DATA FOR THIS EXERCISE.

▬▬▬▬▬▬▬▬▬▬

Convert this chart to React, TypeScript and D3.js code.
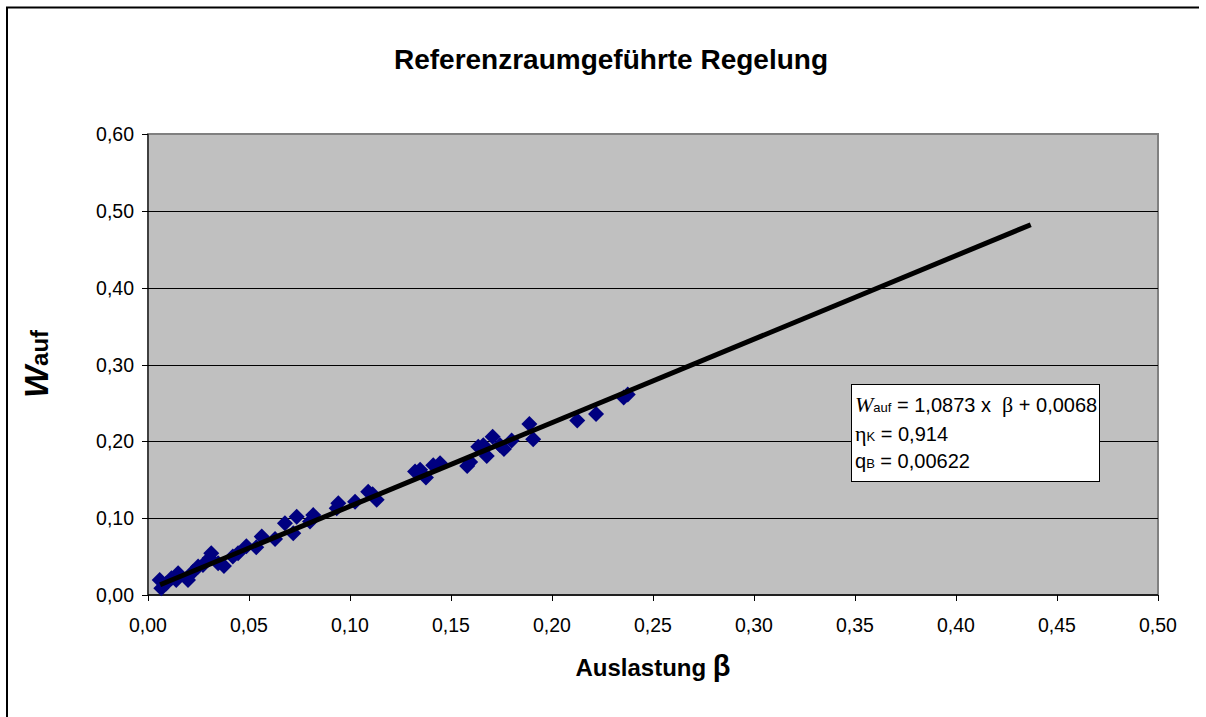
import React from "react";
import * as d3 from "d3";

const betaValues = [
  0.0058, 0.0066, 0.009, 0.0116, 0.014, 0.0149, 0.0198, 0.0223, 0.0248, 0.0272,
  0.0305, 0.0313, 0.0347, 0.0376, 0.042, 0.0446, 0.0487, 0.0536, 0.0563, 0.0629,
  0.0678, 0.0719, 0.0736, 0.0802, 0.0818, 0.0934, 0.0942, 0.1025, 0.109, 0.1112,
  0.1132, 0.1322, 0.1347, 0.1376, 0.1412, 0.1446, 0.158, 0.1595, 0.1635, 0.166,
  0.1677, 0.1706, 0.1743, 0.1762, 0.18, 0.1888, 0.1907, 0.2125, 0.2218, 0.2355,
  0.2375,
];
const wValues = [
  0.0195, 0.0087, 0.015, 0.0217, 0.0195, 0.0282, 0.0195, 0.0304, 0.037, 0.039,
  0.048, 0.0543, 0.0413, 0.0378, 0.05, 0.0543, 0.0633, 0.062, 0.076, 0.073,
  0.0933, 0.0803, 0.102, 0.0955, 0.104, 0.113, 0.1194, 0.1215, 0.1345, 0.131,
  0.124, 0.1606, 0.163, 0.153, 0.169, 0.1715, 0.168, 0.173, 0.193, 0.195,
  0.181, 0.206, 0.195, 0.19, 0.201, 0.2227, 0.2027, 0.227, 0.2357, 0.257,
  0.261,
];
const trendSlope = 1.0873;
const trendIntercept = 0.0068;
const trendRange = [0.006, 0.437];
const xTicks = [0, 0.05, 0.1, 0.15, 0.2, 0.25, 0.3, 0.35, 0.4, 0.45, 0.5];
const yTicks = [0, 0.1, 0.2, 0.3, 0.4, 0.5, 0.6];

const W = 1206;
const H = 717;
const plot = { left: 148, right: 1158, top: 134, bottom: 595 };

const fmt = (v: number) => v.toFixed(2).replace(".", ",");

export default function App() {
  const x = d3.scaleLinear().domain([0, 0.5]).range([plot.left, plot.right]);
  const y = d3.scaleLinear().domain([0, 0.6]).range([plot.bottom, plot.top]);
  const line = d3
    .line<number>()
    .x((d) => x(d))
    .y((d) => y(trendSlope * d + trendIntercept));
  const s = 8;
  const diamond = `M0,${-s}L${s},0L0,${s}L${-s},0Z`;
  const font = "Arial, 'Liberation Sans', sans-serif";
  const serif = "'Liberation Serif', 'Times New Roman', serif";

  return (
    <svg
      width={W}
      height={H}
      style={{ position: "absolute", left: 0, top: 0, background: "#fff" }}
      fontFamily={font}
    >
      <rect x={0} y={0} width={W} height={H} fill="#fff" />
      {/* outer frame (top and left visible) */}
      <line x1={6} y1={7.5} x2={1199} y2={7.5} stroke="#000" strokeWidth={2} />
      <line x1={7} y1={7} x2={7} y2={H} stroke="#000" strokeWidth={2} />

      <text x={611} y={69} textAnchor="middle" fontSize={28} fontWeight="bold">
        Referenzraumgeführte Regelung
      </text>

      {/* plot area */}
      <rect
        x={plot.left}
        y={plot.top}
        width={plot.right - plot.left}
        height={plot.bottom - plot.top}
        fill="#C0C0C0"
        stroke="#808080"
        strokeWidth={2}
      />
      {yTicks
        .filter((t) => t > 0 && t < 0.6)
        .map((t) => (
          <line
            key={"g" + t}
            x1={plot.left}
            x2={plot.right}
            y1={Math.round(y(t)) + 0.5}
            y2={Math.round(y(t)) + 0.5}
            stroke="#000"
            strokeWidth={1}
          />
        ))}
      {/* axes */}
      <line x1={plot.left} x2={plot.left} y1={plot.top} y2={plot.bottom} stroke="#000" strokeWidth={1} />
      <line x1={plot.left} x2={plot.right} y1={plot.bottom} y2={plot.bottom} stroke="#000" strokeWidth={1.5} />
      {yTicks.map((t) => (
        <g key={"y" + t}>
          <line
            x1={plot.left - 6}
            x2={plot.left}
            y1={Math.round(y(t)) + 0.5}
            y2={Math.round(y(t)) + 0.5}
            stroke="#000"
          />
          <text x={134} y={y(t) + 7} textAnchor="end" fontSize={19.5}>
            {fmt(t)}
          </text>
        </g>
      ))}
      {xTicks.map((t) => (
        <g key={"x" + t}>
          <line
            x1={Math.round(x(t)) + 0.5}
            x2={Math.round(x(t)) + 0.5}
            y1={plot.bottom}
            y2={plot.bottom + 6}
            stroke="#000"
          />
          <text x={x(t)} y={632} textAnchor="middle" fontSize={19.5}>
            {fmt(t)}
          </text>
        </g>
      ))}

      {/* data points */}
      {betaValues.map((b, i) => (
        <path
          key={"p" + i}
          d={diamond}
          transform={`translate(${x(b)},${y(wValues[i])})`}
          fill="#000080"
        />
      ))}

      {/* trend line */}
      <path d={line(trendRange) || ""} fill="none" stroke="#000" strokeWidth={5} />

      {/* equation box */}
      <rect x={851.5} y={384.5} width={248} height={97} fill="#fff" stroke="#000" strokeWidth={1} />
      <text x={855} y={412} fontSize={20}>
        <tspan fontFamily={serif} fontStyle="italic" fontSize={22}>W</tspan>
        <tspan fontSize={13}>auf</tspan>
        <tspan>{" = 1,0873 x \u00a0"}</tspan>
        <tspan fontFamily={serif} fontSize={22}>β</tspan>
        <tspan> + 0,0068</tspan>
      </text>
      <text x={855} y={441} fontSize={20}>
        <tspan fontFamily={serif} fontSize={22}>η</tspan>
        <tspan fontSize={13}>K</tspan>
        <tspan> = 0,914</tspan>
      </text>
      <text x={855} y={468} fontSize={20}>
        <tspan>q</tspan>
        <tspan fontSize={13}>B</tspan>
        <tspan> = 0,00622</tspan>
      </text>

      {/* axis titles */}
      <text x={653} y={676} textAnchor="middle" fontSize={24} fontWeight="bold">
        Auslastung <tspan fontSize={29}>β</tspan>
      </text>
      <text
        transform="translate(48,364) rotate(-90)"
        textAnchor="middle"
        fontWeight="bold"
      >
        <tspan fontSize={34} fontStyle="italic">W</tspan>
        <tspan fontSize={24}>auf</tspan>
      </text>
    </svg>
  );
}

▬▬▬▬▬▬▬▬▬▬

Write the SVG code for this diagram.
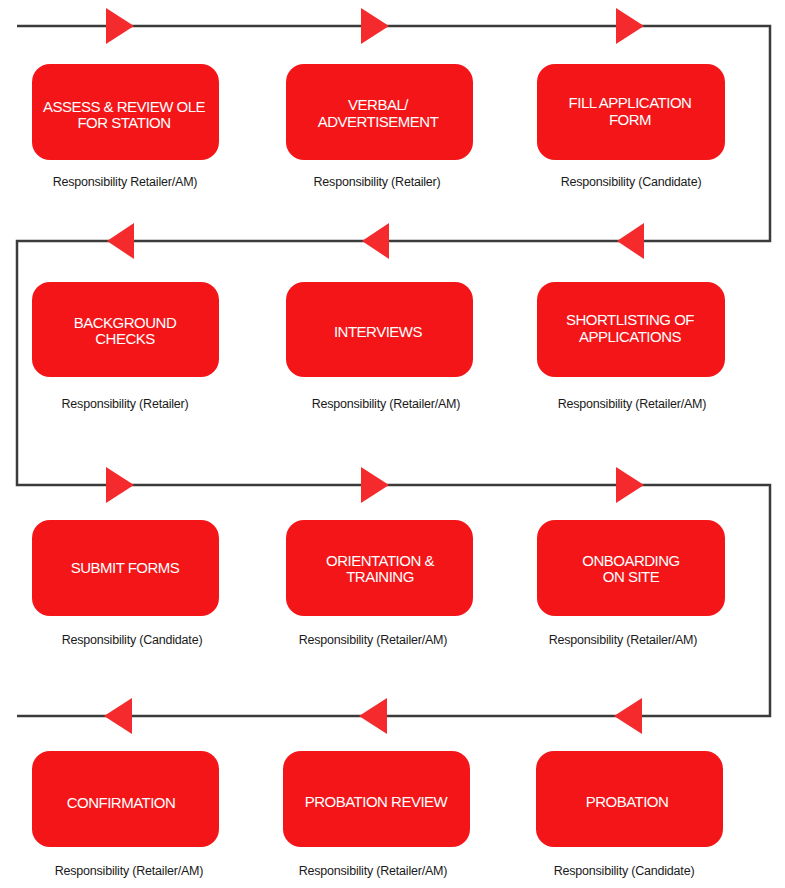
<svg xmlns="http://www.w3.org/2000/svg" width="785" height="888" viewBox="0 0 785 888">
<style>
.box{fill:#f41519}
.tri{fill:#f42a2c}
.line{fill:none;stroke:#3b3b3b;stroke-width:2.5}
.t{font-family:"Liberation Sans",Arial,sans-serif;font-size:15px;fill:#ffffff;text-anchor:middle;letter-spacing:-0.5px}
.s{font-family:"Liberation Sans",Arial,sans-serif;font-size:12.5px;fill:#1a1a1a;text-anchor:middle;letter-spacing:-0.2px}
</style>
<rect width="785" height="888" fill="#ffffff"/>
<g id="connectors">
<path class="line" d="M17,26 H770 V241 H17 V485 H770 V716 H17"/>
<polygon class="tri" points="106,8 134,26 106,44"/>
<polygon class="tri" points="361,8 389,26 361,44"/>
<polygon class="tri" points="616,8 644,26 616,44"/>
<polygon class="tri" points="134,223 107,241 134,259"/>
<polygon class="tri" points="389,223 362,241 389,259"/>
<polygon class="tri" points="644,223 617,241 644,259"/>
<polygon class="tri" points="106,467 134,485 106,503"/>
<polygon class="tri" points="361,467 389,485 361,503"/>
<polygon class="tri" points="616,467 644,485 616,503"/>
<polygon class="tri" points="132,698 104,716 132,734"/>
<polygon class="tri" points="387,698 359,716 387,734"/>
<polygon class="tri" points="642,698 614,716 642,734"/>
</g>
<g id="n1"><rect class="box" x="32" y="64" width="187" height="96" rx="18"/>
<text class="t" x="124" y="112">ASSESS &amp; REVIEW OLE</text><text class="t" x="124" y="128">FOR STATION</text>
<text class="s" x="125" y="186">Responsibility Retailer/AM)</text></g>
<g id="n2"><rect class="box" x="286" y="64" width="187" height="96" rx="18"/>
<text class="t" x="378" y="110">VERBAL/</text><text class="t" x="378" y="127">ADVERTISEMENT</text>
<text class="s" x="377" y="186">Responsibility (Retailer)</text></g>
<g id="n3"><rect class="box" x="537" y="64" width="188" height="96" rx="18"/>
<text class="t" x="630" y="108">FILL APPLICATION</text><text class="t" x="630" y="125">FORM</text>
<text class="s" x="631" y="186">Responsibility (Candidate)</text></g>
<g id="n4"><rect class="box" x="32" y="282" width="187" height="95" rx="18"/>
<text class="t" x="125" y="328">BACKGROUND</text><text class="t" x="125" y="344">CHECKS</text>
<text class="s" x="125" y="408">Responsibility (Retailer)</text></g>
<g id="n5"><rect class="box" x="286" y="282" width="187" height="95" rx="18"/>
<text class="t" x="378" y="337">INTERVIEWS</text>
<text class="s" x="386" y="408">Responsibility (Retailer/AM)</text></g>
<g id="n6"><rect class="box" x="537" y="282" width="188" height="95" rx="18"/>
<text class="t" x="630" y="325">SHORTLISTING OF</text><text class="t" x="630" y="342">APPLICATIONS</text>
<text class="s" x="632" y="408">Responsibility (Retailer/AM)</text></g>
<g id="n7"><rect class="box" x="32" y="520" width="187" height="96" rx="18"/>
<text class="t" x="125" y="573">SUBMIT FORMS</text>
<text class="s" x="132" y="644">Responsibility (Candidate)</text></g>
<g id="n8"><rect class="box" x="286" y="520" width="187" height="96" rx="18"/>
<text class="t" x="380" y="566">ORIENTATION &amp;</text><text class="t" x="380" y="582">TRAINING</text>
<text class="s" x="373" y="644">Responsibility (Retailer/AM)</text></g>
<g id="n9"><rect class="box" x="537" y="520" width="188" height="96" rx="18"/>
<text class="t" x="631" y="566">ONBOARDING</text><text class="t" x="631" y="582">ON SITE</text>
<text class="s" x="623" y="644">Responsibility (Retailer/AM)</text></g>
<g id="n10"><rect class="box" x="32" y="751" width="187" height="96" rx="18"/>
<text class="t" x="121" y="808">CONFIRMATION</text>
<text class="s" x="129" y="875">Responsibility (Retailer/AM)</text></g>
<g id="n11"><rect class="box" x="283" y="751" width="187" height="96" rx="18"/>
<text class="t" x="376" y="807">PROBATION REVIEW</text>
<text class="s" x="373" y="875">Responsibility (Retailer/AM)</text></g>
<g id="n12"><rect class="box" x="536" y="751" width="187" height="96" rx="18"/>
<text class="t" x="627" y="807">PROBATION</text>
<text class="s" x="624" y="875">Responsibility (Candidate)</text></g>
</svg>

▬▬▬▬▬▬▬▬▬▬

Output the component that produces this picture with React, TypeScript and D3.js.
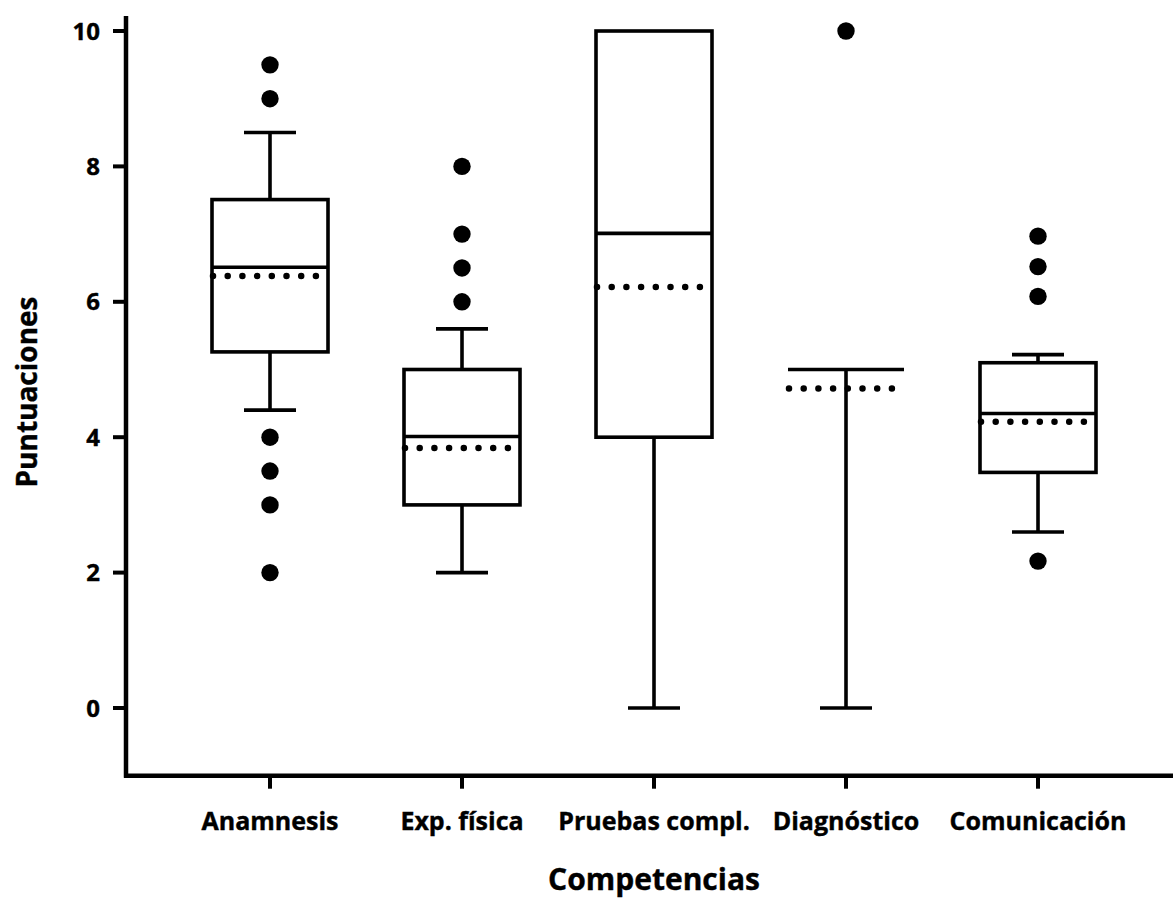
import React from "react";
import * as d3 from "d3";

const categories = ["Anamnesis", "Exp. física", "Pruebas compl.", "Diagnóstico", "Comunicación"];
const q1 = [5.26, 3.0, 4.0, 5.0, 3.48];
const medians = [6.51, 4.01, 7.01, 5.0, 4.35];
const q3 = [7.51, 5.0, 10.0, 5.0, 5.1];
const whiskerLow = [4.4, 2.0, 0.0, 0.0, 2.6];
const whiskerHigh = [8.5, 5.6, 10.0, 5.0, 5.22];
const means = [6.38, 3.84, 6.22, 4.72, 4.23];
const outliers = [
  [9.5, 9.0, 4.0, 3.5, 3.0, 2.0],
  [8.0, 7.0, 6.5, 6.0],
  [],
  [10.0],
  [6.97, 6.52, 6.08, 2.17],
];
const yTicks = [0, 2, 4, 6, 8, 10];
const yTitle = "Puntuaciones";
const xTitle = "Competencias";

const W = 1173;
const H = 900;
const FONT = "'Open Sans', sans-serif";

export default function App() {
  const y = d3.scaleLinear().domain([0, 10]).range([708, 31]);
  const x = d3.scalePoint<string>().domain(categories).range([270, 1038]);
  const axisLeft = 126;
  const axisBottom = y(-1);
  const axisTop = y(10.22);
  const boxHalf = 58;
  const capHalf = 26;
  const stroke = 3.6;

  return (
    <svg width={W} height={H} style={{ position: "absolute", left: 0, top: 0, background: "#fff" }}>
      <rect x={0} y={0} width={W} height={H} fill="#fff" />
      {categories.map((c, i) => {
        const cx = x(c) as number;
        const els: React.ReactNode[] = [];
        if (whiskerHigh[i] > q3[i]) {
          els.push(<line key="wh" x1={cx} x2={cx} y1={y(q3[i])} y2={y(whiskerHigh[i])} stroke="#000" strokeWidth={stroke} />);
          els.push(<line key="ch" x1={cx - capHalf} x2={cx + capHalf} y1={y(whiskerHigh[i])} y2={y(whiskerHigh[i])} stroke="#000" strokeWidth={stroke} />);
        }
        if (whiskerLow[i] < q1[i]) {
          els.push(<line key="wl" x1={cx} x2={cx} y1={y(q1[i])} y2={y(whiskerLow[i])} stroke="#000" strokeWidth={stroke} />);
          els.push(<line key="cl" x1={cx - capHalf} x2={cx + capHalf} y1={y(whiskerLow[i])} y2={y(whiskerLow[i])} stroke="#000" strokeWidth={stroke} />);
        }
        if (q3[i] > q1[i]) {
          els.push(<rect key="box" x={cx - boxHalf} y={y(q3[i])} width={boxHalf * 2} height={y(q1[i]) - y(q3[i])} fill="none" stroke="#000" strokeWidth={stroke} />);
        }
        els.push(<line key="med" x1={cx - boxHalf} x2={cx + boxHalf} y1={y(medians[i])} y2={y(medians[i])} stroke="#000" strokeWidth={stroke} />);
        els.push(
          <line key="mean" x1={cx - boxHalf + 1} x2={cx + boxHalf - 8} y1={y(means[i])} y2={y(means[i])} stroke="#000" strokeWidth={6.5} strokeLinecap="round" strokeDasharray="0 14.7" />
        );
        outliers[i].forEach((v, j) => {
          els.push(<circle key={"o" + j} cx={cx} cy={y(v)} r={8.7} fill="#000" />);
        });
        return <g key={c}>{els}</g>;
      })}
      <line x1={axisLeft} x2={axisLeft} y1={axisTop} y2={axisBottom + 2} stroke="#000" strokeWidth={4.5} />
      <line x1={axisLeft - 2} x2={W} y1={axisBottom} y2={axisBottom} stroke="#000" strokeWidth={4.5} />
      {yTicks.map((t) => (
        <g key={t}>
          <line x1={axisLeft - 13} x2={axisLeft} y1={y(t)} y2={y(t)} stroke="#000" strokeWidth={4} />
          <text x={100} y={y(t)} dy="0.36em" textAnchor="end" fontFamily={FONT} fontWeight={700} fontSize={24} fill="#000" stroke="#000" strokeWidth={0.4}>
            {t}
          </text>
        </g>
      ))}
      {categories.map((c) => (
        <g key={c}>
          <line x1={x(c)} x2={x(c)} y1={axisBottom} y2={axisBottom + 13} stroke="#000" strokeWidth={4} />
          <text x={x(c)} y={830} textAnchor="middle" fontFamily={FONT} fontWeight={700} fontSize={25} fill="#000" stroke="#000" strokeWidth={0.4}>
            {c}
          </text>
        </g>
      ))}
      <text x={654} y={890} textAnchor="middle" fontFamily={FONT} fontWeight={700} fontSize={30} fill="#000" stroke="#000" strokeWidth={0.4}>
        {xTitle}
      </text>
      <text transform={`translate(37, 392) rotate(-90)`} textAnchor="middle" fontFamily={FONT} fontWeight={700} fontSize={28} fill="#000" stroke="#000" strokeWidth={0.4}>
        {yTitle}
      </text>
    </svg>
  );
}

▬▬▬▬▬▬▬▬▬▬

TASK DETAILS. Return exactly the lines from the one with "Output the component" to the one with "const stroke = 3.6;", inclusive, and nothing else; skip the pictures.

ANSWER TO THIS TASK.
Output the component that produces this picture with React, TypeScript and D3.js.
import React from "react";
import * as d3 from "d3";

const categories = ["Anamnesis", "Exp. física", "Pruebas compl.", "Diagnóstico", "Comunicación"];
const q1 = [5.26, 3.0, 4.0, 5.0, 3.48];
const medians = [6.51, 4.01, 7.01, 5.0, 4.35];
const q3 = [7.51, 5.0, 10.0, 5.0, 5.1];
const whiskerLow = [4.4, 2.0, 0.0, 0.0, 2.6];
const whiskerHigh = [8.5, 5.6, 10.0, 5.0, 5.22];
const means = [6.38, 3.84, 6.22, 4.72, 4.23];
const outliers = [
  [9.5, 9.0, 4.0, 3.5, 3.0, 2.0],
  [8.0, 7.0, 6.5, 6.0],
  [],
  [10.0],
  [6.97, 6.52, 6.08, 2.17],
];
const yTicks = [0, 2, 4, 6, 8, 10];
const yTitle = "Puntuaciones";
const xTitle = "Competencias";

const W = 1173;
const H = 900;
const FONT = "'Open Sans', sans-serif";

export default function App() {
  const y = d3.scaleLinear().domain([0, 10]).range([708, 31]);
  const x = d3.scalePoint<string>().domain(categories).range([270, 1038]);
  const axisLeft = 126;
  const axisBottom = y(-1);
  const axisTop = y(10.22);
  const boxHalf = 58;
  const capHalf = 26;
  const stroke = 3.6;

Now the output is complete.